Future Civilizations

In this post we give broad visions of alternative futures to lay the foundation for the importance of asking digital naturalness-type questions now, at an apparent inflection point in the history of the human species...

Contemporary civilization seems to be breaking down at the edge of our current stable state, poised to move through a chaotic transition toward a new stable state. What that new state looks like in much detail is impossible to predict. However, there are a few fault lines that seem central to these different possible futures. Given that how we collectively address the issues along these fault lines now could have enormous consequences in the near and far futures, they may be some of the most important ethical considerations of our time.

One of these fault lines is the relationship between ‘technology’ and ‘nature.’ As mentioned in previous posts we think that both of these terms have fuzzy boundaries, often overlap each other significantly, and that taking them too seriously has definite negative effects on our ability to think about their relationship accurately and and act effectively on the problems at hand. However, as pointers to our original motivation and the real tensions humans feel today, they remain relevant. Basically what we mean by ‘technology’ is human made systems, especially digital technologies including leading edge software/hardware. What we mean by ‘nature’ is all the non-human creatures and elements that give context to and interact with humans and that generally preceded our development of digital tech, as well as the ecosystemic organizing processes through which these creatures and elements dynamically maintain themselves, again overlapping and in relationship with humans.

Digital technology has transformed our lives, and there are serious predictions that new digital tech including blockchain, 3d printing, VR/AR, internet connected devices, AI, and advanced robotics will radically transform both our economies and governments. Some experts even expect AI and advanced human-computer interfaces in the next few decades to irrevocably break down the last significant boundary between humans and machines - our skins. Several companies are now seriously attempting to build consumer grade direct interfaces between computers and our brains. In the background to all this is climate change and our our continuing destruction of nature. It is our contention that digital life currently acts as a net obstacle to adequately appreciating and responding to these changes in nature.

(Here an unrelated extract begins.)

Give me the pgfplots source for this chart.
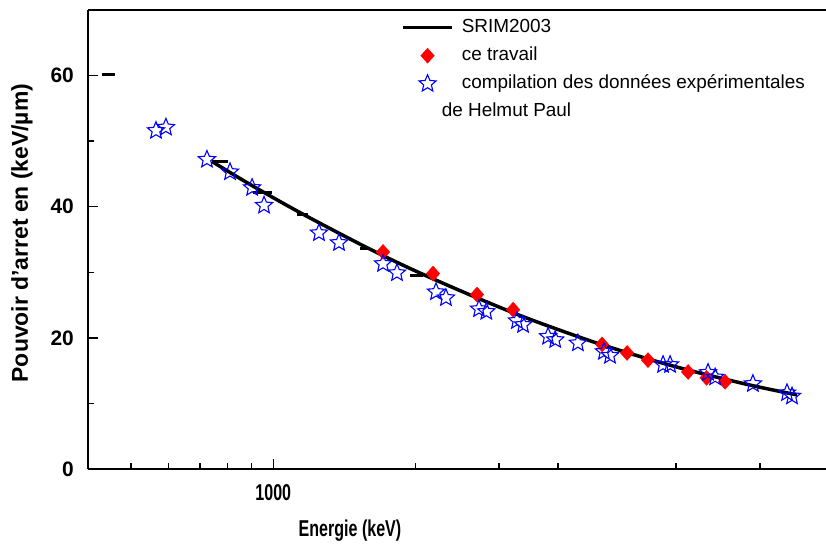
\documentclass[border=0pt]{standalone}
\usepackage{pgfplots}
\pgfplotsset{compat=1.18}
\usepackage{fontspec}
\setmainfont{Liberation Sans}
\newfontfamily\narrowfont{Liberation Sans}[FakeStretch=0.7]
\pgfdeclareplotmark{pstar}{%
  \pgfpathmoveto{\pgfpointpolar{90}{\pgfplotmarksize}}%
  \pgfpathlineto{\pgfpointpolar{126}{0.45\pgfplotmarksize}}%
  \pgfpathlineto{\pgfpointpolar{162}{\pgfplotmarksize}}%
  \pgfpathlineto{\pgfpointpolar{198}{0.45\pgfplotmarksize}}%
  \pgfpathlineto{\pgfpointpolar{234}{\pgfplotmarksize}}%
  \pgfpathlineto{\pgfpointpolar{270}{0.45\pgfplotmarksize}}%
  \pgfpathlineto{\pgfpointpolar{306}{\pgfplotmarksize}}%
  \pgfpathlineto{\pgfpointpolar{342}{0.45\pgfplotmarksize}}%
  \pgfpathlineto{\pgfpointpolar{18}{\pgfplotmarksize}}%
  \pgfpathlineto{\pgfpointpolar{54}{0.45\pgfplotmarksize}}%
  \pgfpathclose\pgfusepathqstroke}
\begin{document}
\begin{tikzpicture}
\useasboundingbox (0,0) rectangle (826bp,544bp);
\begin{axis}[
  at={(88bp,75bp)}, anchor=south west, scale only axis,
  width=738bp, height=459bp,
  xmode=log, xmin=405.8, xmax=14740, ymin=0, ymax=70,
  axis x line*=box, axis y line*=left,
  xtick pos=bottom, ytick pos=left,
  axis line style={line width=1.5bp},
  tick align=inside,
  major tick length=10bp, minor tick length=6bp,
  every tick/.style={line width=1.5bp, black},
  xtick={1000}, xticklabels={1000},
  minor xtick={500,600,700,800,900,2000,3000,4000,7100,10700},
  ytick={0,20,40,60}, minor ytick={10,30,50},
  /pgf/number format/assume math mode=true,
  xticklabel style={font=\narrowfont\bfseries\fontsize{23}{23}\selectfont, anchor=base, inner sep=0pt, yshift=-31bp},
  yticklabel style={font=\bfseries\fontsize{21}{21}\selectfont, anchor=east, inner sep=0pt, xshift=-14bp},
  xlabel={Energie (keV)},
  xlabel style={font=\narrowfont\bfseries\fontsize{23}{23}\selectfont, at={(axis description cs:0.355,-0.148)}, anchor=base, inner sep=0pt},
  ylabel={Pouvoir d'arret en (keV/µm)},
  ylabel style={font=\bfseries\fontsize{23}{23}\selectfont, at={(axis description cs:-0.0894,0.514)}, anchor=center, inner sep=0pt},
  legend image code/.code={\draw[mark repeat=2,mark phase=2,#1] plot coordinates {(0bp,0bp) (24.5bp,0bp) (49bp,0bp)};},
  legend style={draw=none, fill=none, at={(axis description cs:0.4245,0.981)}, anchor=north west,
    inner sep=0pt, outer sep=0pt, row sep=10bp, column sep=8bp,
    font=\fontsize{19}{19}\selectfont,
    nodes={inner sep=0pt, text height=14bp, text depth=4bp}},
  legend cell align=left,
  unbounded coords=jump,
]
\addplot[black, line width=3.5bp, smooth, no marks] coordinates {
 (742,46.9) (893,43.4) (1139,39.1) (1525,34.3) (1853,31.3) (2176,29.0) (2696,26.1)
 (3439,23.0) (4742,19.4) (6257,16.7) (7716,14.9) (10181,12.8) (12800,11.3)
};
\addlegendentry{SRIM2003}
\addplot[only marks, mark=diamond*, mark size=7.5bp, color=red, fill=red, mark options={xscale=1.2}] coordinates {
 (1706,33.1) (2176,29.8) (2696,26.6) (3214,24.3) (4955,19.0) (5597,17.7)
 (6196,16.6) (7534,14.8) (8240,13.9) (9017,13.3)
};
\addlegendentry{ce travail}
\addplot[only marks, mark=pstar, mark size=9bp, color=blue, mark options={solid, line width=1.1bp}] coordinates {
 (565,51.6) (593,52.1) (724,47.2) (810,45.3) (902,42.9) (956,40.2) (1249,36.0)
 (1377,34.5) (1706,31.3) (1826,29.9) (2208,27.0) (2317,26.1) (2722,24.4)
 (2820,24.0) (3274,22.6) (3373,22.0) (3810,20.2) (3945,19.7) (4405,19.2)
 (5000,17.9) (5150,17.3) (6668,15.9) (6900,15.9) (8300,14.7) (8592,14.0)
 (10325,13.0) (12190,11.6) (12490,11.1)
};
\addlegendentry{compilation des données expérimentales}
\addlegendimage{empty legend}
\addlegendentry{\hspace{-20bp}de Helmut Paul}
\addplot[black, line width=3bp, no marks, forget plot] table[row sep=\\] {
 x y\\
 435 60.2\\ 463 60.2\\ nan nan\\
 742 46.9\\ 802 46.9\\ nan nan\\
 906 42.1\\ 994 42.1\\ nan nan\\
 1122 38.8\\ 1184 38.8\\ nan nan\\
 1525 33.6\\ 1601 33.6\\ nan nan\\
 1945 29.5\\ 2072 29.5\\
};
\end{axis}
\end{tikzpicture}
\end{document}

In this context two extreme futures are worth considering. The first we’ll call Machine World. In Machine World humans become cyborgs or are replaced by AI. Cities become hyperdense and filled with machine intelligences. The transformation of ‘natural resources’ into energy, production materials, and waste accelerates further until hardly any natural ecosystems are left. Eventually there are no rural or wild areas left at all. Machine World sustains itself by recycling and repurposing old machines, by continuing to mine metals on earth, and eventually by mining metals in space. Second is the World Without Civilization. We are currently changing earth chemistry so dramatically and so rapidly that there is real concern that we will cause regional or global environmental collapses to such an extent that industrial civilization will no longer be possible and humans will, like other animals, face mass die offs. Humans will live in small semi-nomadic groups of varying sizes surviving by hunting, farming, and harvesting materials from the old, no longer used equipment from cities. We will creatively re-create and maintain some modern communications but overall technological progress will stop for a significant period of time (if not forever).

Both of these extreme trajectories - one in which nature is converted into machines and one in which technological progress pulls the rug out from under itself leaving mostly nature - are unlikely. However, they help us bound the space of the future and flesh out our imagination of more likely and more desirable alternatives. More likely is that the two trends described above interact with each other in complex ways, as they are already doing today. There are several examples where digital technology is contributing to the establishment of more sustainable world system. Solar photovoltaics have in many places become as cheap or cheaper than oil and natural gas. 3d printing is empowering local, distributed manufacturing which will cut down drastically on the energy used to transport products.

The Digital Naturalness Project is an attempt to look at the fault line between digital technologies and nature and try to find areas where they might mutually benefit each other in such a way as to steer the overall direction of both in healthier, generative directions rather than unhealthy, destructive ones. Our fundamental questions are: How can digital technology be built with the patterns of nature in mind to improve our aliveness, wellbeing, and the beauty of our lives? And, what digital technologies would contribute to a future in which nature is sustained and made ever healthier and more complex? Asking these question while standing in that fault line between digital technology and nature leads to deeply exciting, terrifying, sometimes even seemingly perverse possibilities, but exploring them is necessary to find the best alternative worlds between Machine World and the World Without Civilization.